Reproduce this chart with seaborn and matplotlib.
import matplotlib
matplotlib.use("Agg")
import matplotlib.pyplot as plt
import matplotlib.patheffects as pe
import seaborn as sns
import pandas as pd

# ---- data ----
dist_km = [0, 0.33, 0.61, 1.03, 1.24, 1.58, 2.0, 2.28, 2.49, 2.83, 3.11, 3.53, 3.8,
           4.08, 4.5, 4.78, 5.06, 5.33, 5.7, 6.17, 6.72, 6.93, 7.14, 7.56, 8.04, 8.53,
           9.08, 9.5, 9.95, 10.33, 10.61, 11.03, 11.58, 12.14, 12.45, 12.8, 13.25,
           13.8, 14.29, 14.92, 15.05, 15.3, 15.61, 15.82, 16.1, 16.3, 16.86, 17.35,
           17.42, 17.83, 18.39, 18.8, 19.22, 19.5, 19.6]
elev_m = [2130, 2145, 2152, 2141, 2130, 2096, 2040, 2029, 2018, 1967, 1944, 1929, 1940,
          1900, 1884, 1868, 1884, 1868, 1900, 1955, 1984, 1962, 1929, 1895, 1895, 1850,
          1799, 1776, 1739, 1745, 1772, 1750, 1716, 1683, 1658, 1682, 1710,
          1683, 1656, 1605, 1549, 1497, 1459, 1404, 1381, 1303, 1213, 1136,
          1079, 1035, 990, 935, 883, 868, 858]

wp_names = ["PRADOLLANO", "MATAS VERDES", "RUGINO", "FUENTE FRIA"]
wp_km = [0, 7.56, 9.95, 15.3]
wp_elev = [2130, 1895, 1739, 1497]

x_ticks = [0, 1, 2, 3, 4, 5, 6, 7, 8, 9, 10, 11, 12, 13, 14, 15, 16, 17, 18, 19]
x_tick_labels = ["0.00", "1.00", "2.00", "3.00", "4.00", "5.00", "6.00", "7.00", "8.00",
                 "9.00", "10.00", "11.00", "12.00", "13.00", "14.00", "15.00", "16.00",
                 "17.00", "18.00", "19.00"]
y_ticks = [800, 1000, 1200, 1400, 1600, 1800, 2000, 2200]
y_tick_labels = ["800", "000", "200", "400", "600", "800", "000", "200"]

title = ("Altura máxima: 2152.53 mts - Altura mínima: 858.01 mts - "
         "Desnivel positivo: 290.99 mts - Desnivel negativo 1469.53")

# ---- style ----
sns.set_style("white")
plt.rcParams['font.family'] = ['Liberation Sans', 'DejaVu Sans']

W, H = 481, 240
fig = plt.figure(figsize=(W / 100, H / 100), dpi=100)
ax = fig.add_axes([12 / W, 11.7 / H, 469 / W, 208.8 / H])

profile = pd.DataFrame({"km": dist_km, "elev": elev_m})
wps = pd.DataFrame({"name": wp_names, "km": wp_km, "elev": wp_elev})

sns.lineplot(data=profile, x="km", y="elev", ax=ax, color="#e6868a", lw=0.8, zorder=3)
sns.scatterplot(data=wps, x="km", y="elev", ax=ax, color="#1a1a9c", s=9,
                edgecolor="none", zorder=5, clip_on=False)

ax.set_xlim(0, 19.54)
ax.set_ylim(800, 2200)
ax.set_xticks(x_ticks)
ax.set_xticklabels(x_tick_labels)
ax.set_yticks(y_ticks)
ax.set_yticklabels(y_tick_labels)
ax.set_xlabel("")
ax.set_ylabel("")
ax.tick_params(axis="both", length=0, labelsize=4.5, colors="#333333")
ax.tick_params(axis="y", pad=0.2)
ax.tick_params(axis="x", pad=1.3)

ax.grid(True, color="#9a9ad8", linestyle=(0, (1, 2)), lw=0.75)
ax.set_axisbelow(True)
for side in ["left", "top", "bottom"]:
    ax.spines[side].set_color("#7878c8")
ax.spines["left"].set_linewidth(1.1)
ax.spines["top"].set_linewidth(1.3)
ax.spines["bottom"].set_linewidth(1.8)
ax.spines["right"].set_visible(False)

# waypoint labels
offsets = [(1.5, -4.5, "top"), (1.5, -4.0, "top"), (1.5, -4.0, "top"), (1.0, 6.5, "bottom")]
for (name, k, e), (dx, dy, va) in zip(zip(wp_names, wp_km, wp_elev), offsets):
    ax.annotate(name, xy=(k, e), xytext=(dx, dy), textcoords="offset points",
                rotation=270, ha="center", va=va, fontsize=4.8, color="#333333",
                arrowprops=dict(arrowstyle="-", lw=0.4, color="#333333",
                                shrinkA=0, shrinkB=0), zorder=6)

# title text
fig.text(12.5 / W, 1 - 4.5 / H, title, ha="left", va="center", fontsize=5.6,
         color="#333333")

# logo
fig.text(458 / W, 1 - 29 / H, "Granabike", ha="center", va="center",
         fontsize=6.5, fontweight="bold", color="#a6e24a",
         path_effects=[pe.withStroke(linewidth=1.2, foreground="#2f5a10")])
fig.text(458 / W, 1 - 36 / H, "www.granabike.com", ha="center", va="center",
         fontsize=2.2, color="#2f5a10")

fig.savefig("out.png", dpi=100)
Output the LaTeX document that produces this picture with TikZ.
++++
_What you have to do_
From the opening line of the data above, please print each line as written up to and including the line that contains "import pandas as pd", and nothing more.

_Answer_
Reproduce this chart with seaborn and matplotlib.
import matplotlib
matplotlib.use("Agg")
import matplotlib.pyplot as plt
import matplotlib.patheffects as pe
import seaborn as sns
import pandas as pd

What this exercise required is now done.